GOAL
Reproduce all the lines exactly as they stand, apart from the pictures.

>> begin DATA BLOCK

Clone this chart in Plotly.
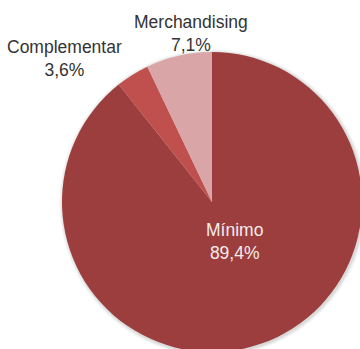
import plotly.graph_objects as go

# Share of each category (percent)
categories = ["Mínimo", "Complementar", "Merchandising"]
shares = [89.4, 3.6, 7.1]
slice_colors = ["#9B3E3D", "#C0504D", "#D9A5A7"]

fig_w, fig_h = 420, 400
cx, cy, r = 212, 202, 150  # pie centre / radius in pixels from the top-left
font_family = "Liberation Sans, Arial, sans-serif"


def px_x(x):
    return x / fig_w


def px_y(y):
    return 1 - y / fig_h


fig = go.Figure()
fig.add_trace(go.Pie(
    labels=categories,
    values=shares,
    sort=False,
    direction="clockwise",
    rotation=0,
    marker=dict(colors=slice_colors, line=dict(width=0)),
    textinfo="none",
    showlegend=False,
    hovertemplate="%{label}: %{value:.1f}%<extra></extra>",
    domain=dict(x=[px_x(cx - r), px_x(cx + r)],
                y=[px_y(cy + r), px_y(cy - r)]),
))

# Soft drop shadow around the pie
for k, op in [(4, 0.04), (3, 0.05), (2, 0.07), (1, 0.09)]:
    fig.add_shape(
        type="circle", xref="paper", yref="paper", layer="below",
        x0=px_x(cx - r - k + 1), x1=px_x(cx + r + k + 1),
        y0=px_y(cy + r + k + 1), y1=px_y(cy - r - k + 1),
        fillcolor=f"rgba(90,90,90,{op})", line=dict(width=0),
    )

# Category labels: the big slice is labelled inside, the small ones outside
label_pos = {"Mínimo": (234, 241), "Complementar": (64, 58), "Merchandising": (191, 34)}
for name, val in zip(categories, shares):
    x, y = label_pos[name]
    inside = name == "Mínimo"
    fig.add_annotation(
        x=px_x(x), y=px_y(y), xref="paper", yref="paper",
        text=f"{name}<br>{val:.1f}%".replace(".", ","),
        showarrow=False, xanchor="center", yanchor="middle",
        font=dict(size=17.5, color="#F7ECEC" if inside else "#333333", family=font_family),
    )

fig.update_layout(
    width=fig_w, height=fig_h,
    margin=dict(l=0, r=0, t=0, b=0),
    paper_bgcolor="white",
    separators=",.",
)

fig.write_html(
    "out.html",
    post_script="document.body.style.margin='0';document.body.style.overflow='hidden';"
                "document.documentElement.style.overflow='hidden';",
)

>> end DATA BLOCK

TASK OUTPUT
Clone this chart in Plotly.
import plotly.graph_objects as go

# Share of each category (percent)
categories = ["Mínimo", "Complementar", "Merchandising"]
shares = [89.4, 3.6, 7.1]
slice_colors = ["#9B3E3D", "#C0504D", "#D9A5A7"]

fig_w, fig_h = 420, 400
cx, cy, r = 212, 202, 150  # pie centre / radius in pixels from the top-left
font_family = "Liberation Sans, Arial, sans-serif"


def px_x(x):
    return x / fig_w


def px_y(y):
    return 1 - y / fig_h


fig = go.Figure()
fig.add_trace(go.Pie(
    labels=categories,
    values=shares,
    sort=False,
    direction="clockwise",
    rotation=0,
    marker=dict(colors=slice_colors, line=dict(width=0)),
    textinfo="none",
    showlegend=False,
    hovertemplate="%{label}: %{value:.1f}%<extra></extra>",
    domain=dict(x=[px_x(cx - r), px_x(cx + r)],
                y=[px_y(cy + r), px_y(cy - r)]),
))

# Soft drop shadow around the pie
for k, op in [(4, 0.04), (3, 0.05), (2, 0.07), (1, 0.09)]:
    fig.add_shape(
        type="circle", xref="paper", yref="paper", layer="below",
        x0=px_x(cx - r - k + 1), x1=px_x(cx + r + k + 1),
        y0=px_y(cy + r + k + 1), y1=px_y(cy - r - k + 1),
        fillcolor=f"rgba(90,90,90,{op})", line=dict(width=0),
    )

# Category labels: the big slice is labelled inside, the small ones outside
label_pos = {"Mínimo": (234, 241), "Complementar": (64, 58), "Merchandising": (191, 34)}
for name, val in zip(categories, shares):
    x, y = label_pos[name]
    inside = name == "Mínimo"
    fig.add_annotation(
        x=px_x(x), y=px_y(y), xref="paper", yref="paper",
        text=f"{name}<br>{val:.1f}%".replace(".", ","),
        showarrow=False, xanchor="center", yanchor="middle",
        font=dict(size=17.5, color="#F7ECEC" if inside else "#333333", family=font_family),
    )

fig.update_layout(
    width=fig_w, height=fig_h,
    margin=dict(l=0, r=0, t=0, b=0),
    paper_bgcolor="white",
    separators=",.",
)

fig.write_html(
    "out.html",
    post_script="document.body.style.margin='0';document.body.style.overflow='hidden';"
                "document.documentElement.style.overflow='hidden';",
)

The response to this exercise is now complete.